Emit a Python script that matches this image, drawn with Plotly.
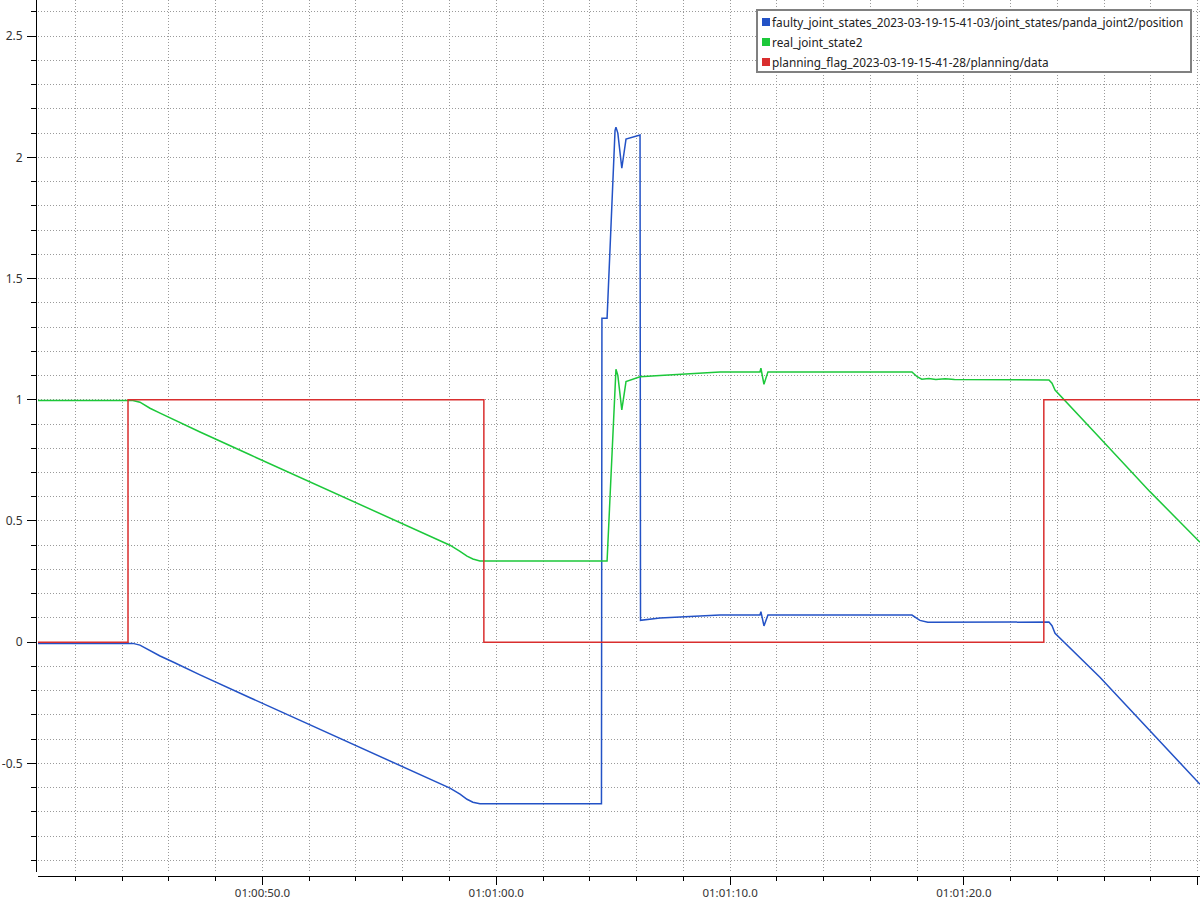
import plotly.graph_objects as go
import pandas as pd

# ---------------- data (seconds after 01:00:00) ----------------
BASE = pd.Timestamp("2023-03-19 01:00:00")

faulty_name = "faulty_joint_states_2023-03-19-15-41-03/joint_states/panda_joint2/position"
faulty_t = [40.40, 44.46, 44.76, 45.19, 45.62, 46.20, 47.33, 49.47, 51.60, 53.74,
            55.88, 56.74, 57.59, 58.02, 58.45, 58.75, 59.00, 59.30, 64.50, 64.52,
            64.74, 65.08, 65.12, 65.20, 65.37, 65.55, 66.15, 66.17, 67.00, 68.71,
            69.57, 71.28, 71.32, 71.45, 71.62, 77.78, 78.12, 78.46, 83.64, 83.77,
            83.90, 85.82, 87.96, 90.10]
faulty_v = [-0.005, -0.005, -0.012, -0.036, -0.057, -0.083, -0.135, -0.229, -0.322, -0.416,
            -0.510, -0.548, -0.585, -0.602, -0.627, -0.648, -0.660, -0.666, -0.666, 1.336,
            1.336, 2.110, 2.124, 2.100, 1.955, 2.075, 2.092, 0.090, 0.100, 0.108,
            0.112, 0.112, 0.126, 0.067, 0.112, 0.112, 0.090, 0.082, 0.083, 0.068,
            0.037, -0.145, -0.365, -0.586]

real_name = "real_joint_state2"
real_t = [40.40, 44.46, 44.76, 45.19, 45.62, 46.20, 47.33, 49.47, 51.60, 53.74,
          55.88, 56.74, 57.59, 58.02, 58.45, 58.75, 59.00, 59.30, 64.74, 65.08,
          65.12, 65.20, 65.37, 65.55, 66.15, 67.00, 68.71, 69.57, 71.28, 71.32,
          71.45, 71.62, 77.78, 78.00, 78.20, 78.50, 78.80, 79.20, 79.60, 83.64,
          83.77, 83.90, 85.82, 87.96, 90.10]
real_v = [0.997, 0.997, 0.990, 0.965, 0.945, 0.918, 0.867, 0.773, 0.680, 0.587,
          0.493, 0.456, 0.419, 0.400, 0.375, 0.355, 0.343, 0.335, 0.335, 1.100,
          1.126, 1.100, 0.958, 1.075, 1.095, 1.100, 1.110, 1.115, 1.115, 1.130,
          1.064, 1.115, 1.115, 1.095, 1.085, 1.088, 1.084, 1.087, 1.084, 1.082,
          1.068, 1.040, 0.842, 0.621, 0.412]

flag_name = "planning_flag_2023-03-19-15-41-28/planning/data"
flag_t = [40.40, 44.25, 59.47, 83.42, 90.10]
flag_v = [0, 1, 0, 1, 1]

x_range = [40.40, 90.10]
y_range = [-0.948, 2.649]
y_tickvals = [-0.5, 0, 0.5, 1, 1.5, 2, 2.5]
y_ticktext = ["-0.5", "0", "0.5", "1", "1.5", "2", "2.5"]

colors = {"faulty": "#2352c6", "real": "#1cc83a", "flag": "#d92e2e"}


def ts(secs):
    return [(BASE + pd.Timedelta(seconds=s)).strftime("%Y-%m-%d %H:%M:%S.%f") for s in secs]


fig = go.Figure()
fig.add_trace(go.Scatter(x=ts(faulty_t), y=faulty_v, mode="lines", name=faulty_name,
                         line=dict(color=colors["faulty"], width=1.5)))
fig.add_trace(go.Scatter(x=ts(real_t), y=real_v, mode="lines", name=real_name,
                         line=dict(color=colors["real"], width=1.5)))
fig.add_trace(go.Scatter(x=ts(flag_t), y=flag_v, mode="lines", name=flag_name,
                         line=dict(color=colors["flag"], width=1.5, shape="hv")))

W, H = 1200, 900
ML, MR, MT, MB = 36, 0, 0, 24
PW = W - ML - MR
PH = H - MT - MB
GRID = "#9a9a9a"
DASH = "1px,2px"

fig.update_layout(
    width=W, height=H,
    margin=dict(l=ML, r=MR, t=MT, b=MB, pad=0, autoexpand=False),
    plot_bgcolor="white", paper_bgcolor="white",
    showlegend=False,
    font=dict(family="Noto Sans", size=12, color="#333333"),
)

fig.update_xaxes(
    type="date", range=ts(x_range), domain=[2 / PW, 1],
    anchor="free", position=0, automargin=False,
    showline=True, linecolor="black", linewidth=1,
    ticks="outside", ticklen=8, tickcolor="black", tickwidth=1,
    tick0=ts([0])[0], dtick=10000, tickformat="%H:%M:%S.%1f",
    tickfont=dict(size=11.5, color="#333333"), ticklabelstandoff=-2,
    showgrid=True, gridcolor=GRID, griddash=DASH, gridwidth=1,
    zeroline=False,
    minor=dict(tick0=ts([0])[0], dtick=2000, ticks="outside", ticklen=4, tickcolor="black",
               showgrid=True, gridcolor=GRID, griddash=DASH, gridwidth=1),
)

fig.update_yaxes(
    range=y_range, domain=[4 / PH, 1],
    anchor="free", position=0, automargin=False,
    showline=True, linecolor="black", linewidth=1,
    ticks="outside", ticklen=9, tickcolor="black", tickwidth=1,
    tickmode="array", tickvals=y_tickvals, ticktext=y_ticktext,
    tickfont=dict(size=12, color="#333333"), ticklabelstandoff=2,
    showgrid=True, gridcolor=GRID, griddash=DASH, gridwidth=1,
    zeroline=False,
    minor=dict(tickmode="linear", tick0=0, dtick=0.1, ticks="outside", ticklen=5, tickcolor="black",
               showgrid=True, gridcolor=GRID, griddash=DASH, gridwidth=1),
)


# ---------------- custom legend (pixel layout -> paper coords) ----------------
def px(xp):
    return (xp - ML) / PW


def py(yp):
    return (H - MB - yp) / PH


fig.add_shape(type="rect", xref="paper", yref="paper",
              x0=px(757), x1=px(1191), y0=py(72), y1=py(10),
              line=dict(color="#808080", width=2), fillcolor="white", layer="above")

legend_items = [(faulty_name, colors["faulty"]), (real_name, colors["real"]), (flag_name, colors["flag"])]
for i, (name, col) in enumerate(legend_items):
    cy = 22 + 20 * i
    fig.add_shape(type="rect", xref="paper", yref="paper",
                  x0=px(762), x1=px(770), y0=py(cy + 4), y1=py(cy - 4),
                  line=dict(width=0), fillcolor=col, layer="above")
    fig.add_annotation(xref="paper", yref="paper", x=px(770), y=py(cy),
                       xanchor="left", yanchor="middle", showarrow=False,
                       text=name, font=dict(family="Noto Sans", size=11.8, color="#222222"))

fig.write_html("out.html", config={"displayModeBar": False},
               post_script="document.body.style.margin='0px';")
= = = = =
Request:
Without any pictures, reproduce the lines from the first one in the material through the line that has "0.037, -0.145, -0.365, -0.586]", exactly as they appear.

Reply to the task:
Emit a Python script that matches this image, drawn with Plotly.
import plotly.graph_objects as go
import pandas as pd

# ---------------- data (seconds after 01:00:00) ----------------
BASE = pd.Timestamp("2023-03-19 01:00:00")

faulty_name = "faulty_joint_states_2023-03-19-15-41-03/joint_states/panda_joint2/position"
faulty_t = [40.40, 44.46, 44.76, 45.19, 45.62, 46.20, 47.33, 49.47, 51.60, 53.74,
            55.88, 56.74, 57.59, 58.02, 58.45, 58.75, 59.00, 59.30, 64.50, 64.52,
            64.74, 65.08, 65.12, 65.20, 65.37, 65.55, 66.15, 66.17, 67.00, 68.71,
            69.57, 71.28, 71.32, 71.45, 71.62, 77.78, 78.12, 78.46, 83.64, 83.77,
            83.90, 85.82, 87.96, 90.10]
faulty_v = [-0.005, -0.005, -0.012, -0.036, -0.057, -0.083, -0.135, -0.229, -0.322, -0.416,
            -0.510, -0.548, -0.585, -0.602, -0.627, -0.648, -0.660, -0.666, -0.666, 1.336,
            1.336, 2.110, 2.124, 2.100, 1.955, 2.075, 2.092, 0.090, 0.100, 0.108,
            0.112, 0.112, 0.126, 0.067, 0.112, 0.112, 0.090, 0.082, 0.083, 0.068,
            0.037, -0.145, -0.365, -0.586]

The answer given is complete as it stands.